╭──

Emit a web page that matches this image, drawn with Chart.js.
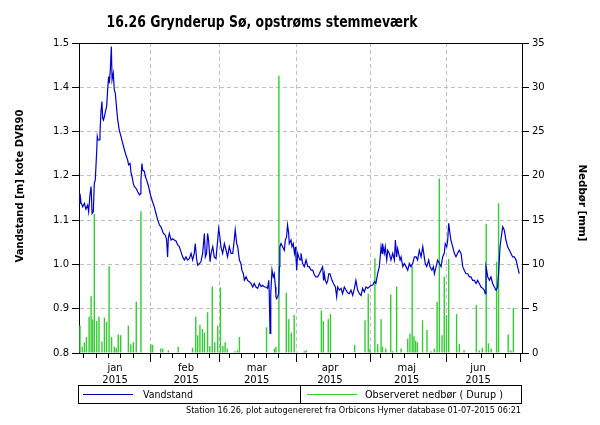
<!DOCTYPE html>
<html><head><meta charset="utf-8">
<script src="https://cdn.jsdelivr.net/npm/chart.js@4.4.1/dist/chart.umd.min.js"></script>
<style>html,body{margin:0;padding:0;background:#fff}canvas{display:block}</style>
</head><body>
<canvas id="c" width="600" height="425"></canvas>
<script>
// ---- data (x = days since 1 Jan 2015) ----
const levelDays = [1.9,2.1,2.4,2.8,3.5,4.2,4.8,5.5,5.9,6.5,6.9,7.3,7.8,8.2,8.6,9.2,9.4,9.7,10.2,10.5,10.9,11.3,11.6,11.9,12.3,12.7,13.2,13.6,14.0,14.3,14.7,15.1,15.4,15.9,16.3,16.7,17.3,17.7,18.3,19.0,19.7,20.4,21.0,21.7,22.1,22.7,23.1,23.5,24.0,24.4,25.1,25.8,26.5,26.9,27.1,27.5,27.8,28.5,28.9,29.4,30.2,30.8,31.6,32.5,33.2,33.9,34.6,35.2,36.2,37.0,37.5,37.9,38.2,
38.6,39.3,39.95,40.6,41.3,42.0,42.65,43.3,44.0,44.7,45.35,46.0,46.7,47.4,48.05,48.7,49.1,49.7,50.1,50.8,51.4,52.1,52.8,53.2,53.7,54.1,54.5,55.1,55.5,56.2,56.8,57.5,58.2,58.6,59.1,59.5,60.2,60.9,61.6,62.2,62.9,63.6,64.3,64.9,65.3,65.9,66.3,67.0,67.6,68.0,68.6,69.0,69.7,70.3,71.0,71.7,72.4,73.0,73.7,74.4,
75.1,75.8,76.4,77.1,77.8,78.4,78.9,79.1,79.4,79.7,80.2,80.7,81.1,81.6,81.8,82.1,82.5,82.9,83.2,83.4,83.85,84.5,85.2,85.6,86.1,86.5,86.96,87.2,87.9,88.3,88.8,89.3,89.7,89.9,90.2,90.6,91.0,91.55,91.95,92.6,93.3,94.0,94.7,95.3,96.0,96.7,97.4,98.0,98.7,99.4,100.05,100.7,101.1,101.4,101.8,102.35,102.8,103.2,103.7,104.1,104.5,105.1,105.9,106.4,106.8,107.5,108.2,108.8,109.5,110.2,
110.9,111.5,112.2,112.9,113.6,114.2,114.9,115.6,116.3,116.9,117.6,118.3,119.0,119.6,120.3,121.0,121.7,122.3,123.0,123.7,124.4,124.8,125.0,125.7,126.1,126.7,127.1,127.75,128.4,129.1,129.8,130.2,130.7,131.1,131.5,132.1,132.5,133.2,133.8,134.5,135.2,135.85,136.5,137.2,137.9,138.6,139.2,139.9,140.6,141.3,141.9,142.3,142.9,143.7,144.2,145.0,145.6,146.0,146.7,147.3,
148.0,148.7,149.35,150.0,150.4,151.0,151.4,151.8,152.3,152.7,153.4,154.1,154.75,155.4,156.1,156.8,157.5,158.1,158.8,159.5,160.2,160.8,161.5,162.2,162.9,163.5,164.2,164.9,165.6,166.2,166.6,166.9,167.2,167.6,168.3,168.9,169.6,170.3,171.0,171.6,172.0,172.6,173.1,173.7,174.3,175.0,175.7,176.4,177.0,177.7,178.4,179.1,179.7,180.4];
const levelValues = [1.168,1.138,1.160,1.140,1.130,1.138,1.125,1.134,1.119,1.160,1.176,1.115,1.119,1.183,1.191,1.259,1.289,1.281,1.281,1.296,1.345,1.368,1.330,1.326,1.334,1.345,1.357,1.394,1.424,1.409,1.440,1.492,1.417,1.432,1.394,1.387,1.349,1.326,1.304,1.289,1.274,1.259,1.247,1.236,1.225,1.228,1.206,1.198,1.183,1.176,1.172,1.164,1.157,1.160,1.191,1.228,1.213,1.210,1.198,1.191,1.176,1.160,1.145,1.130,1.115,1.100,1.089,1.085,1.070,1.066,1.055,1.017,1.060,
1.070,1.055,1.058,1.055,1.053,1.044,1.040,1.029,1.017,1.010,1.017,1.010,1.013,1.025,1.010,1.025,1.047,1.010,0.998,1.002,1.006,1.025,1.070,1.017,1.025,1.070,1.055,1.006,1.025,1.040,1.017,1.013,1.055,1.081,1.062,1.040,1.025,1.047,1.032,1.017,1.040,1.025,1.025,1.055,1.078,1.047,1.040,1.010,1.002,0.987,0.979,0.964,0.972,0.964,0.961,0.957,0.949,0.957,0.949,0.946,
0.957,0.950,0.953,0.949,0.949,0.946,0.964,0.934,0.844,0.934,0.987,0.972,0.979,0.949,0.927,0.923,0.927,0.934,0.995,1.040,1.047,1.040,1.032,1.055,1.062,1.089,1.070,1.047,1.055,1.040,1.047,1.025,1.040,1.017,0.987,1.025,1.017,1.010,1.025,1.002,0.995,1.010,0.995,0.995,0.987,0.987,0.976,0.972,0.972,0.979,0.987,0.995,0.964,0.979,0.964,0.957,0.964,0.979,0.979,0.972,0.964,0.957,0.949,0.927,0.949,0.942,0.946,0.934,0.949,0.942,
0.936,0.934,0.942,0.930,0.946,0.964,0.942,0.934,0.930,0.946,0.938,0.949,0.946,0.949,0.953,0.953,0.961,0.957,0.979,0.995,1.040,1.025,1.047,1.025,1.040,1.010,1.032,1.025,1.010,1.025,1.010,1.055,1.017,1.036,1.025,1.010,1.017,0.995,1.002,0.995,0.987,1.002,0.995,1.002,1.017,1.017,1.010,1.032,1.017,1.040,1.017,1.002,0.995,1.010,0.995,0.987,0.995,0.979,0.995,1.010,
1.002,0.995,1.017,1.025,1.047,1.040,1.055,1.093,1.070,1.055,1.040,1.025,1.017,1.025,1.032,1.025,0.995,0.987,0.979,0.979,0.972,0.972,0.964,0.964,0.957,0.964,0.957,0.949,0.946,0.942,0.934,0.995,0.987,0.972,0.964,0.972,0.957,0.949,0.942,0.949,0.979,1.040,1.062,1.085,1.078,1.055,1.040,1.032,1.025,1.017,1.017,1.010,0.995,0.979];

const rainDays = [2.4,3.3,4.2,5.0,6.1,6.9,7.5,8.2,9.2,10.1,11.3,12.3,13.2,14.2,15.2,16.3,17.1,17.9,18.9,22.0,23.0,24.0,25.2,27.1,31.1,31.8,35.1,35.9,38.2,42.2,48.0,49.3,50.1,51.0,52.0,52.8,54.1,55.0,56.0,57.0,58.2,59.3,60.3,61.2,62.1,65.2,66.2,67.0,78.0,81.2,81.8,83.0,86.0,87.0,88.0,89.2,93.3,94.0,100.2,101.0,103.0,103.9,113.7,117.9,119.2,119.9,121.9,123.0,124.4,125.0,126.3,128.3,129.1,130.7,132.5,135.2,136.1,137.0,137.7,138.4,139.1,141.2,143.0,144.6,146.0,147.1,148.0,149.1,150.0,150.9,151.8,155.0,156.1,158.0,163.0,164.2,165.4,167.0,167.9,169.0,171.2,172.0,175.9,177.0,178.0];
const rainValues = [3.1,0.7,1.2,1.8,4.1,6.4,3.8,15.7,3.6,4.1,1.3,4.0,3.5,9.8,1.8,0.7,0.6,2.1,2.0,3.1,1.0,1.2,5.8,16.0,1.0,0.9,0.5,0.5,0.3,0.7,0.6,4.1,2.0,3.2,2.7,2.3,4.6,0.8,7.5,1.2,3.1,7.4,0.8,1.2,0.5,0.2,0.3,1.8,2.9,0.5,0.7,31.3,6.8,3.8,2.3,4.3,0.2,0.3,4.8,3.6,3.8,4.4,0.9,3.7,6.7,0.5,10.7,1.0,3.8,0.7,0.5,6.6,0.2,7.5,0.5,1.6,2.2,9.8,1.9,1.4,1.2,3.7,2.6,0.2,0.5,5.8,19.7,2.0,8.6,4.3,10.6,4.4,1.0,0.3,5.4,0.3,0.6,14.6,1.1,0.5,10.3,16.9,2.1,0.3,5.1];

const monthNames = ['jan','feb','mar','apr','maj','jun'];
const yearLabel = '2015';
const monthLabelDays = [16.6, 45.4, 74, 103.7, 134.8, 163.7];
const monthStartDays = [0, 31, 59, 90, 120, 151, 181];
const minorDaysOfMonth = [5, 10, 15, 20, 25];
const levelTickValues = [0.8, 0.9, 1.0, 1.1, 1.2, 1.3, 1.4, 1.5];
const rainTickValues = [0, 5, 10, 15, 20, 25, 30, 35];

const titleText = '16.26 Grynderup Sø, opstrøms stemmeværk';
const leftTitle = 'Vandstand [m] kote DVR90';
const rightTitle = 'Nedbør [mm]';
const series1Name = 'Vandstand';
const series2Name = 'Observeret nedbør ( Durup )';
const footerText = 'Station 16.26, plot autogenereret fra Orbicons Hymer database 01-07-2015 06:21';

// ---- x tick list ----
const X_MIN = 2.0, X_MAX = 181.5;
const xTicks = [];
monthStartDays.slice(1).forEach(d => xTicks.push({value: d, kind: 'major'}));
for (let m = 0; m < 6; m++) minorDaysOfMonth.forEach(dom => xTicks.push({value: monthStartDays[m] + dom - 1, kind: 'minor'}));
monthLabelDays.forEach((d, i) => xTicks.push({value: d, kind: 'label', label: [monthNames[i], yearLabel]}));
xTicks.sort((a, b) => a.value - b.value);
const xTickList = xTicks.filter(t => t.value >= X_MIN && t.value <= X_MAX);

const FONT = '"DejaVu Sans", Verdana, sans-serif';
const GRID = '#c0c0c0';
const NONE = 'rgba(0,0,0,0)';

function fitText(ctx, text, x, y, font, target, o) {
  ctx.save();
  ctx.font = font;
  const w = ctx.measureText(text).width;
  ctx.translate(x, y);
  if (o.rotate) ctx.rotate(o.rotate);
  ctx.scale(target / w, 1);
  ctx.textAlign = o.align || 'left';
  ctx.textBaseline = o.baseline || 'alphabetic';
  ctx.fillStyle = '#000';
  ctx.fillText(text, 0, 0);
  ctx.restore();
}

const decor = {
  id: 'decor',
  afterDraw(chart) {
    const ctx = chart.ctx, a = chart.chartArea;
    ctx.save();
    ctx.strokeStyle = '#000'; ctx.lineWidth = 1;
    ctx.beginPath(); ctx.moveTo(Math.round(a.left) - 0.5, Math.round(a.top) + 0.5); ctx.lineTo(Math.round(a.right) + 0.5, Math.round(a.top) + 0.5); ctx.stroke();
    // legend box
    ctx.strokeRect(78.5, 385.5, 443, 18);
    ctx.beginPath(); ctx.moveTo(300.5, 385.5); ctx.lineTo(300.5, 403.5); ctx.stroke();
    ctx.strokeStyle = '#0000aa';
    ctx.beginPath(); ctx.moveTo(83, 394.5); ctx.lineTo(133, 394.5); ctx.stroke();
    ctx.strokeStyle = '#33cc33';
    ctx.beginPath(); ctx.moveTo(307, 394.5); ctx.lineTo(357, 394.5); ctx.stroke();
    ctx.restore();
    fitText(ctx, series1Name, 143, 395, '11px ' + FONT, 50, {baseline: 'middle'});
    fitText(ctx, series2Name, 365, 395, '11px ' + FONT, 138, {baseline: 'middle'});
    fitText(ctx, footerText, 521, 410.5, '9px ' + FONT, 335, {align: 'right', baseline: 'middle'});
    fitText(ctx, titleText, 262, 27, 'bold 16px ' + FONT, 311, {align: 'center'});
    fitText(ctx, leftTitle, 20, 186, 'bold 11px ' + FONT, 153, {align: 'center', baseline: 'middle', rotate: -Math.PI / 2});
    fitText(ctx, rightTitle, 581.5, 203, 'bold 11px ' + FONT, 77, {align: 'center', baseline: 'middle', rotate: Math.PI / 2});
  }
};

const edge = v => Math.abs(v - 0.8) < 1e-6 || Math.abs(v - 1.5) < 1e-6;

new Chart(document.getElementById('c'), {
  type: 'line',
  data: {
    datasets: [
      {type: 'line', label: series1Name, data: levelDays.map((d, i) => ({x: d, y: levelValues[i]})),
       borderColor: '#0000cd', borderWidth: 1.2, pointRadius: 0, tension: 0, yAxisID: 'y', xAxisID: 'x', order: 0},
      {type: 'bar', label: series2Name, data: rainDays.map((d, i) => ({x: d, y: rainValues[i]})),
       backgroundColor: '#33cc33', borderWidth: 0, barThickness: 1.4, inflateAmount: 0, yAxisID: 'y1', xAxisID: 'x', order: 1}
    ]
  },
  options: {
    responsive: false, animation: false, devicePixelRatio: 1,
    layout: {padding: {top: 43, left: 0, right: 0, bottom: 0}},
    plugins: {legend: {display: false}, title: {display: false}, tooltip: {enabled: false}},
    scales: {
      x: {
        type: 'linear', position: 'bottom', min: X_MIN, max: X_MAX, offset: false,
        afterBuildTicks: s => { s.ticks = xTickList.map(t => ({value: t.value})); },
        afterFit: s => { s.height = 72; },
        ticks: {autoSkip: false, maxRotation: 0, minRotation: 0, padding: 0, color: '#000',
                font: {family: FONT, size: 10}, callback: (v, i) => xTickList[i] && xTickList[i].kind === 'label' ? xTickList[i].label : ''},
        grid: {offset: false, tickLength: 9, lineWidth: 1, tickWidth: 1,
               color: c => { const t = xTickList[c.index]; return t && t.kind === 'major' && t.value < 181 ? GRID : NONE; },
               tickColor: c => { const t = xTickList[c.index]; return t && t.kind !== 'label' ? '#000' : NONE; },
               tickBorderDash: c => { const t = xTickList[c.index]; return t && t.kind === 'minor' ? [4, 60] : []; }},
        border: {display: true, color: '#000', width: 1, dash: [4, 3]}
      },
      y: {
        type: 'linear', position: 'left', min: 0.8, max: 1.5,
        afterBuildTicks: s => { s.ticks = levelTickValues.map(v => ({value: v})); },
        afterFit: s => { s.width = 79; },
        ticks: {padding: 3, color: '#000', font: {family: FONT, size: 10}, callback: v => v.toFixed(1)},
        grid: {tickLength: 7, lineWidth: 1, tickColor: '#000', color: c => edge(c.tick.value) ? NONE : GRID},
        border: {display: true, color: '#000', width: 1, dash: [4, 3]}
      },
      y1: {
        type: 'linear', position: 'right', min: 0, max: 35,
        afterBuildTicks: s => { s.ticks = rainTickValues.map(v => ({value: v})); },
        afterFit: s => { s.width = 78; },
        ticks: {padding: 3, color: '#000', font: {family: FONT, size: 10}, callback: v => String(v)},
        grid: {drawOnChartArea: false, tickLength: 7, tickColor: '#000'},
        border: {display: true, color: '#000', width: 1}
      }
    }
  },
  plugins: [decor]
});
</script>
</body></html>
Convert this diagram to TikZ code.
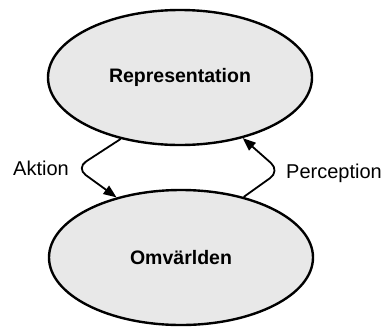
\documentclass[tikz,border=0pt]{standalone}
\usepackage{fontspec}
\setmainfont{Liberation Sans}
\usetikzlibrary{shapes.geometric,arrows.meta}
\begin{document}
\begin{tikzpicture}[x=1pt,y=-1pt,
  blob/.style={ellipse,draw=black,line width=2.4pt,fill=black!9,
    minimum width=264pt,minimum height=135pt,inner sep=0pt,
    font=\fontsize{19.5}{22}\selectfont\bfseries},
  lbl/.style={inner sep=0pt,font=\fontsize{20}{22}\selectfont},
  arr/.style={line width=1.8pt,rounded corners=12pt,
    -{Triangle[length=13pt,width=10pt]}}]
\useasboundingbox (0,0) rectangle (387,327);
\node[blob] (rep) at (180,77.5) {Representation};
\node[blob] (omv) at (181,257.5) {Omvärlden};
\node[lbl] (ak) at (41,168) {Aktion};
\node[lbl] (pe) at (334,173) {Perception};
\coordinate (c1) at (76,168);
\coordinate (c2) at (280,171);
\draw[arr] (rep.226) -- (c1) -- (omv.137);
\draw[arr] (omv.44) -- (c2) -- (rep.316);
\end{tikzpicture}
\end{document}
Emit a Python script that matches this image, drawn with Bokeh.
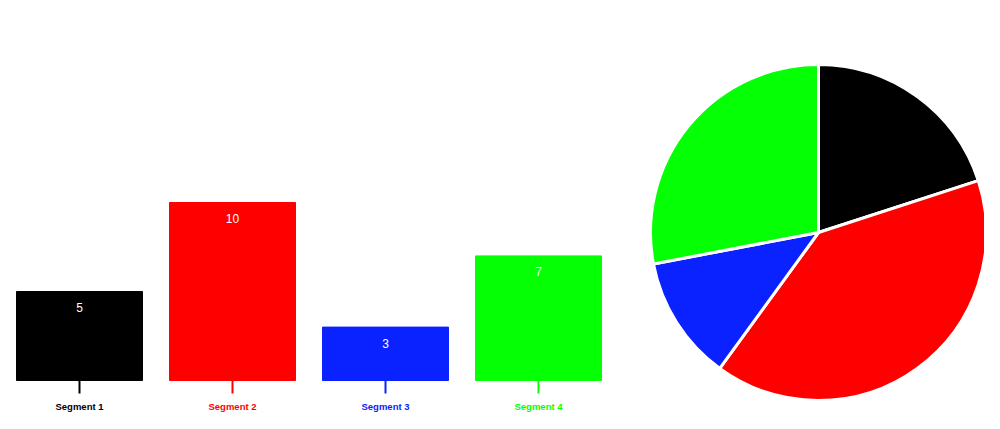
import math
from bokeh.plotting import figure
from bokeh.layouts import row
from bokeh.models import ColumnDataSource, Range1d
from bokeh.core.properties import value
from bokeh.embed import file_html
from bokeh.resources import INLINE

# ---- data ----
categories = ["Segment 1", "Segment 2", "Segment 3", "Segment 4"]
values = [5, 10, 3, 7]
colors = ["#000000", "#ff0000", "#0a22ff", "#05ff05"]

# ---- bar chart ----
BAR_W, H = 622, 413
px_per_x = 153.0
px_per_y = 17.8
x0 = -79.0 / px_per_x
y0 = -(H - 380.0) / px_per_y

xs = list(range(len(categories)))
src = ColumnDataSource(dict(
    x=xs, top=values, color=colors, cat=categories,
    lab=[str(v) for v in values],
    zero=[0] * len(values),
    tick_end=[-13.0 / px_per_y] * len(values),
))

p = figure(width=BAR_W, height=H, output_backend="svg", toolbar_location=None,
           x_range=Range1d(x0, x0 + BAR_W / px_per_x),
           y_range=Range1d(y0, y0 + H / px_per_y),
           min_border=0, min_border_left=0, min_border_right=0,
           min_border_top=0, min_border_bottom=0)
p.axis.visible = False
p.grid.visible = False
p.outline_line_color = None
p.background_fill_color = "white"
p.border_fill_color = "white"

p.vbar(x="x", top="top", bottom=0, width=126.0 / px_per_x, color="color",
       line_color="color", source=src)
p.segment(x0="x", y0="zero", x1="x", y1="tick_end", line_color="color",
          line_width=2, source=src)
p.text(x="x", y="top", text="lab", y_offset=16, text_color="white",
       text_align="center", text_baseline="middle",
       text_font=value("Liberation Sans"), text_font_size="12px", source=src)
p.text(x="x", y="zero", text="cat", y_offset=26, text_color="color",
       text_align="center", text_baseline="middle", text_font_style="bold",
       text_font=value("Liberation Sans"), text_font_size="9.5px", source=src)

# ---- pie chart ----
PIE_W = 362
cx_px, cy_px, radius = 818 - BAR_W, 232, 168
total = float(sum(values))
starts, ends = [], []
cum = 0.0
for v in values:
    starts.append(math.pi / 2 - 2 * math.pi * cum / total)
    cum += v
    ends.append(math.pi / 2 - 2 * math.pi * cum / total)
psrc = ColumnDataSource(dict(start=starts, end=ends, color=colors))

q = figure(width=PIE_W, height=H, output_backend="svg", toolbar_location=None,
           x_range=Range1d(-cx_px, PIE_W - cx_px),
           y_range=Range1d(-(H - cy_px), cy_px),
           min_border=0, min_border_left=0, min_border_right=0,
           min_border_top=0, min_border_bottom=0)
q.axis.visible = False
q.grid.visible = False
q.outline_line_color = None
q.background_fill_color = "white"
q.border_fill_color = "white"
q.wedge(x=0, y=0, radius=radius, radius_units="screen",
        start_angle="start", end_angle="end", direction="clock",
        fill_color="color", line_color="white", line_width=3, source=psrc)

layout = row(p, q, spacing=0)
open("out.html", "w").write(file_html(layout, INLINE))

╰──

◆ **BRIEF**: In the listing above, find the line containing "Emit a Python" and the line containing "y0 = -(H - 380.0) / px_per_y", then output those two lines and everything between them exactly as written, without the images.

◆ **ANSWER TO THE PROBLEM**:
Emit a Python script that matches this image, drawn with Bokeh.
import math
from bokeh.plotting import figure
from bokeh.layouts import row
from bokeh.models import ColumnDataSource, Range1d
from bokeh.core.properties import value
from bokeh.embed import file_html
from bokeh.resources import INLINE

# ---- data ----
categories = ["Segment 1", "Segment 2", "Segment 3", "Segment 4"]
values = [5, 10, 3, 7]
colors = ["#000000", "#ff0000", "#0a22ff", "#05ff05"]

# ---- bar chart ----
BAR_W, H = 622, 413
px_per_x = 153.0
px_per_y = 17.8
x0 = -79.0 / px_per_x
y0 = -(H - 380.0) / px_per_y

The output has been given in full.